The end of education

Aheli Moitra
 
Board examinations were just painful. It was like having a screwdriver wedge out an organ at a time, starting with the brain. For those weak in academics, like me, it was a bit more excruciating.

The preparation itself used to be full of torment. If you had not understood anything in school, or at the tuition class, you were left with having to rote the chronology of bonds and independence type stuff. That obviously never worked except for those rare gifted ones with an ability to get things without having to understand them. For the rest of us, the story began from the ‘Hence Proved’ part of the answer. Amidst an outcry for 95% and more, it was a task to even begin to prepare.

Then the exam itself came with its many sheets. Even before you could begin to scan the questions you had no answers to, but figure out what you could feign an answer for, the random student from another school next to you had already asked for a supplement. Oh the horror! Perhaps I should be planning an escape instead of trying to attempt this paper…A jailbreak!

After a few weeks of relief from the torture of having taken the exams, there was the fright of marks. The jailbreak should have been implemented by now. The humiliation of the semi lowest score is not an easy burden to carry.

All of us made it through that drudgery—some with glorious marks, others forever marked.
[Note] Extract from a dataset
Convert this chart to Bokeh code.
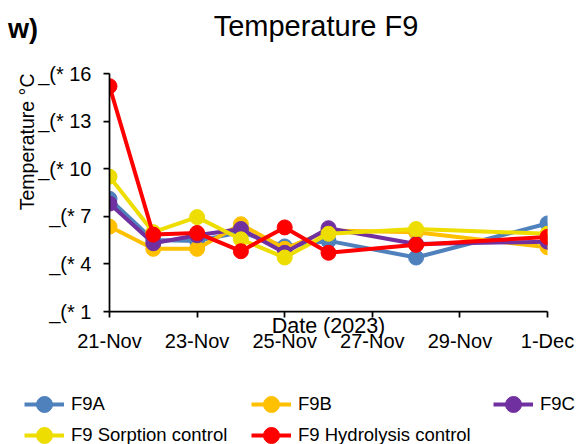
import pandas as pd
from bokeh.plotting import figure
from bokeh.layouts import column
from bokeh.models import (Range1d, FixedTicker, CustomJSTickFormatter, Label, Title,
                          Legend, LegendItem, ColumnDataSource)
from bokeh.embed import file_html
from bokeh.resources import INLINE

# ---------------- data ----------------
dates = ["2023-11-21", "2023-11-22", "2023-11-23", "2023-11-24",
         "2023-11-25", "2023-11-26", "2023-11-28", "2023-12-01"]
f9a = [8.1, 5.5, 5.45, 6.0, 5.1, 5.45, 4.4, 6.55]
f9b = [6.35, 4.95, 4.95, 6.5, 4.95, 6.1, 6.0, 5.05]
f9c = [7.8, 5.3, 5.8, 6.2, 4.7, 6.25, 5.25, 5.4]
f9_sorption = [9.5, 6.0, 6.95, 5.55, 4.4, 5.9, 6.2, 5.9]
f9_hydrolysis = [15.2, 5.85, 5.95, 4.8, 6.3, 4.7, 5.2, 5.7]
series_names = ["F9A", "F9B", "F9C", "F9 Sorption control", "F9 Hydrolysis control"]
series_colors = ["#4F81BD", "#FFC000", "#7030A0", "#EEDD00", "#FF0000"]
x_tick_dates = ["2023-11-21", "2023-11-23", "2023-11-25", "2023-11-27",
                "2023-11-29", "2023-12-01"]
y_ticks = [1, 4, 7, 10, 13, 16]
y_tick_labels = ["_(* 1", "_(* 4", "_(* 7", "_(* 10", "_(* 13", "_(* 16"]
title_text = "Temperature F9"
panel_tag = "w)"
x_title = "Date (2023)"
y_title = "Temperature °C"

FONT = "Liberation Sans"
W = 584


def bare(fig):
    fig.outline_line_color = None
    fig.grid.visible = False
    fig.background_fill_color = "white"
    fig.border_fill_color = "white"
    try:
        fig.frame_align = False
    except (AttributeError, ValueError):
        pass


# ---------------- header (panel tag + title) ----------------
head = figure(width=W, height=52, output_backend="svg", toolbar_location=None,
              x_axis_location=None, y_axis_location=None,
              min_border=0, x_range=Range1d(0, 1), y_range=Range1d(0, 1))
bare(head)
head.add_layout(Label(x=315.5, y=26.5, x_units="screen", y_units="screen",
                      text=title_text, text_align="center", text_baseline="middle",
                      text_font=FONT, text_font_size="29px", text_color="black"))
head.add_layout(Label(x=7.5, y=24, x_units="screen", y_units="screen",
                      text=panel_tag, text_align="left", text_baseline="middle",
                      text_font=FONT, text_font_size="27px", text_font_style="bold",
                      text_color="black"))

# ---------------- main chart ----------------
x = pd.to_datetime(dates)
series_values = [f9a, f9b, f9c, f9_sorption, f9_hydrolysis]

p = figure(width=W, height=308, x_axis_type="datetime",
           output_backend="svg", toolbar_location=None,
           min_border_left=109, min_border_right=37,
           min_border_top=21, min_border_bottom=49)
p.x_range = Range1d(pd.Timestamp(x_tick_dates[0]), pd.Timestamp(x_tick_dates[-1]))
p.y_range = Range1d(y_ticks[0], y_ticks[-1])
bare(p)

tick_ms = [pd.Timestamp(d).value / 1e6 for d in x_tick_dates]
p.xaxis.ticker = FixedTicker(ticks=tick_ms)
p.xaxis.formatter = CustomJSTickFormatter(code="""
const m = ["Jan","Feb","Mar","Apr","May","Jun","Jul","Aug","Sep","Oct","Nov","Dec"];
const d = new Date(tick);
return d.getUTCDate() + "-" + m[d.getUTCMonth()];
""")
p.yaxis.ticker = FixedTicker(ticks=y_ticks)
p.yaxis.major_label_overrides = {t: l for t, l in zip(y_ticks, y_tick_labels)}
for ax in (p.xaxis[0], p.yaxis[0]):
    ax.axis_line_color = "black"
    ax.axis_line_width = 1.75
    ax.major_tick_line_color = "black"
    ax.major_tick_line_width = 1.75
    ax.major_tick_in = 0
    ax.major_tick_out = 6
    ax.minor_tick_line_color = None
    ax.major_label_text_font = FONT
    ax.major_label_text_font_size = "20px"
    ax.major_label_text_color = "black"
    ax.major_label_standoff = 12

xa = p.xaxis[0]
xa.axis_label = x_title
xa.axis_label_text_font = FONT
xa.axis_label_text_font_style = "normal"
xa.axis_label_text_color = "black"
xa.axis_label_text_font_size = "21.5px"
xa.axis_label_standoff = -41

ytitle = Title(text=y_title, align="right", standoff=0,
               text_font=FONT, text_font_size="19.5px",
               text_font_style="normal", text_color="black")
try:
    ytitle.standoff = -5
except (AttributeError, ValueError):
    pass
p.add_layout(ytitle, "left")

for name, vals, col in zip(series_names, series_values, series_colors):
    src = ColumnDataSource(dict(x=x, y=vals))
    p.line("x", "y", source=src, line_color=col, line_width=4)
    p.scatter("x", "y", source=src, size=15, fill_color=col, line_color=col)

# ---------------- legend strip ----------------
leg_fig = figure(width=W, height=84, output_backend="svg", toolbar_location=None,
                 x_axis_location=None, y_axis_location=None,
                 min_border=0, x_range=Range1d(0, 1), y_range=Range1d(0, 1))
bare(leg_fig)
legend_pos = [(24, 20), (251, 20), (493, 20), (24, -11), (251, -11)]
for name, vals, col, loc in zip(series_names, series_values, series_colors, legend_pos):
    # same series, outside this strip's view: only their legend swatches show
    src = ColumnDataSource(dict(x=x, y=vals))
    lr = leg_fig.line("x", "y", source=src, line_color=col, line_width=4)
    sr = leg_fig.scatter("x", "y", source=src, size=15, fill_color=col, line_color=col)
    leg = Legend(items=[LegendItem(label=name, renderers=[lr, sr])],
                 location=loc, glyph_width=40, glyph_height=40,
                 label_standoff=7, padding=0, margin=0, spacing=0,
                 border_line_color=None, background_fill_alpha=0,
                 label_text_font=FONT, label_text_font_size="18.5px",
                 label_text_color="black")
    leg_fig.add_layout(leg)

layout = column(head, p, leg_fig, spacing=0)
open("out.html", "w").write(file_html(layout, INLINE))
Yet over one billion children (UN estimate) across the world—57 million of them out of school—living in countries affected by conflict will never face the normal circumstances of crucial examinations. In 2013, an estimated 7 million children in the world were refugees and between 11,2 and 13,7 million children were displaced within their own country due to conflict, according to the UN Refugee Agency.

These are just the larger figures—the internally displaced children of corners like neighbouring Karbi Anglong Autonomous Council (Assam) are not even on the radar. 700 of the Rengma Naga children from the region face the prospect of either being forever displaced, murdered if they go back home or recruited by one of the many armed groups in the North East region of India.
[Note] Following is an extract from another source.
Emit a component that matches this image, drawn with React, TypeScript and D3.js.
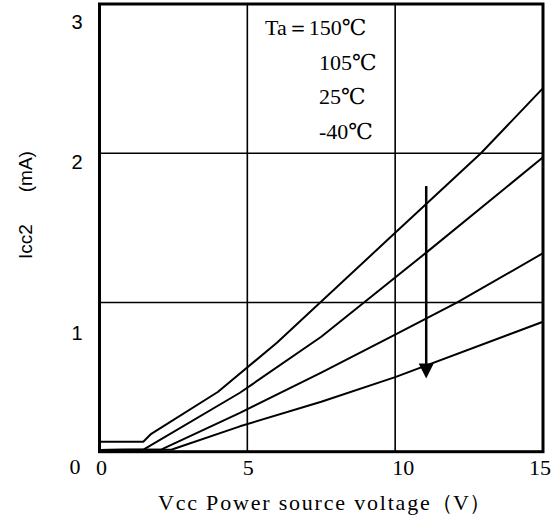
import React from "react";
import * as d3 from "d3";

// Supply current Icc2 versus Vcc supply voltage at four ambient temperatures
const voltage150 = [0, 1.48, 1.75, 4.0, 6.0, 9.8, 12.9, 15];
const icc150 = [0.067, 0.067, 0.12, 0.4, 0.73, 1.43, 2.0, 2.436];

const voltage105 = [0, 1.5, 4.75, 7.5, 11.05, 15];
const icc105 = [0.012, 0.015, 0.395, 0.77, 1.334, 1.973];

const voltage25 = [0, 2.1, 4.75, 7.5, 10.0, 12.1, 15];
const icc25 = [0.012, 0.015, 0.26, 0.53, 0.785, 1.0, 1.33];

const voltageM40 = [0, 2.45, 4.75, 7.5, 10.0, 15];
const iccM40 = [0.012, 0.015, 0.17, 0.335, 0.5, 0.871];

const tempLabels = ["150℃", "105℃", "25℃", "-40℃"];
const legendPrefix = "Ta＝";

const xTicks = [0, 5, 10, 15];
const yTicks = [0, 1, 2, 3];
const xGrid = [5, 10];
const yGrid = [1, 2];

// Arrow showing the direction of decreasing temperature
const arrowVolt = 11.05;
const arrowFrom = 1.78;
const arrowTo = 0.49;

const series = [
  { v: voltage150, i: icc150 },
  { v: voltage105, i: icc105 },
  { v: voltage25, i: icc25 },
  { v: voltageM40, i: iccM40 },
];

const W = 552;
const H = 522;
const left = 99.5;
const right = 543;
const top = 4;
const bottom = 451.7;

const serif = "'Liberation Serif', 'DejaVu Serif', 'Times New Roman', serif";
const sans = "'Liberation Sans', Arial, sans-serif";

export default function App() {
  const x = d3.scaleLinear().domain([0, 15]).range([left, right]);
  const y = d3.scaleLinear().domain([0, 3]).range([bottom, top]);

  const line = d3
    .line<[number, number]>()
    .x((d) => x(d[0]))
    .y((d) => y(d[1]))
    .curve(d3.curveLinear);

  // hand-set label nudges of the printed sheet
  const yLabelDy: Record<number, number> = { 0: 15, 1: 31, 2: 9, 3: 18 };
  const xLabelDx: Record<number, number> = { 0: 2, 5: 1, 10: 8, 15: -3 };

  const ax = x(arrowVolt);
  const aTop = y(arrowFrom);
  const aTip = y(arrowTo);
  const headLen = 15;
  const headHalf = 7.5;

  return (
    <div style={{ position: "fixed", left: 0, top: 0 }}>
      <svg width={W} height={H} style={{ display: "block", background: "#fff" }}>
        <rect width={W} height={H} fill="#fff" />

        {/* grid */}
        {xGrid.map((g) => (
          <line key={"xg" + g} x1={x(g)} x2={x(g)} y1={top} y2={bottom} stroke="#000" strokeWidth={1.6} />
        ))}
        {yGrid.map((g) => (
          <line key={"yg" + g} x1={left} x2={right} y1={y(g)} y2={y(g)} stroke="#000" strokeWidth={1.6} />
        ))}

        {/* curves */}
        {series.map((s, k) => (
          <path
            key={"s" + k}
            d={line(s.v.map((v, j) => [v, s.i[j]] as [number, number])) || ""}
            fill="none"
            stroke="#000"
            strokeWidth={2}
            strokeLinejoin="round"
          />
        ))}

        {/* arrow */}
        <line x1={ax} x2={ax} y1={aTop} y2={aTip - headLen + 1} stroke="#000" strokeWidth={2.5} />
        <path
          d={`M${ax - headHalf},${aTip - headLen} L${ax + headHalf},${aTip - headLen} L${ax},${aTip} Z`}
          fill="#000"
        />

        {/* frame */}
        <rect
          x={left}
          y={top}
          width={right - left}
          height={bottom - top}
          fill="none"
          stroke="#000"
          strokeWidth={3}
        />

        {/* legend */}
        <g fontFamily={serif} fontSize={22} fill="#000">
          <text x={265} y={35}>
            {legendPrefix + tempLabels[0]}
          </text>
          {tempLabels.slice(1).map((t, k) => (
            <text key={t} x={319} y={35 + 34.5 * (k + 1)}>
              {t}
            </text>
          ))}
        </g>

        {/* y tick labels */}
        {yTicks.map((t) => (
          <text
            key={"yt" + t}
            x={t === 0 ? 75 : 77}
            y={y(t) + yLabelDy[t]}
            textAnchor="middle"
            dominantBaseline="central"
            fontFamily={t === 0 ? serif : sans}
            fontSize={t === 0 ? 22 : 20}
          >
            {t}
          </text>
        ))}

        {/* x tick labels */}
        {xTicks.map((t) => (
          <text
            key={"xt" + t}
            x={x(t) + xLabelDx[t]}
            y={467}
            textAnchor="middle"
            dominantBaseline="central"
            fontFamily={serif}
            fontSize={22}
          >
            {t}
          </text>
        ))}

        {/* axis titles */}
        <text y={502} dominantBaseline="central" fontFamily={serif} fontSize={22}>
          <tspan x={158} letterSpacing={1.8}>
            Vcc Power source voltage
          </tspan>
          <tspan x={431}>（V）</tspan>
        </text>
        <g fontFamily={sans} fontSize={19}>
          <text transform="translate(32,241.7) rotate(-90)" textAnchor="middle">
            Icc2
          </text>
          <text transform="translate(32,171.7) rotate(-90)" textAnchor="middle">
            (mA)
          </text>
        </g>
      </svg>
    </div>
  );
}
30 of them are writing their class 10 board examination this year under fear. They and their families were targeted in an attempt to wipe their existence out in December 2013. A part of this—burning books, uniforms, certificates and legal identity— amounts to ending education. While it is education that could give them a small chance of taking control of the situation at home, the prospect of a future has been brought to an end through the violence perpetrated against them.

The State has not only been unable to handle the situation but, criminally, it has been unwilling to do so.

Who, then, will give them hope? From where will they begin to attempt their examinations?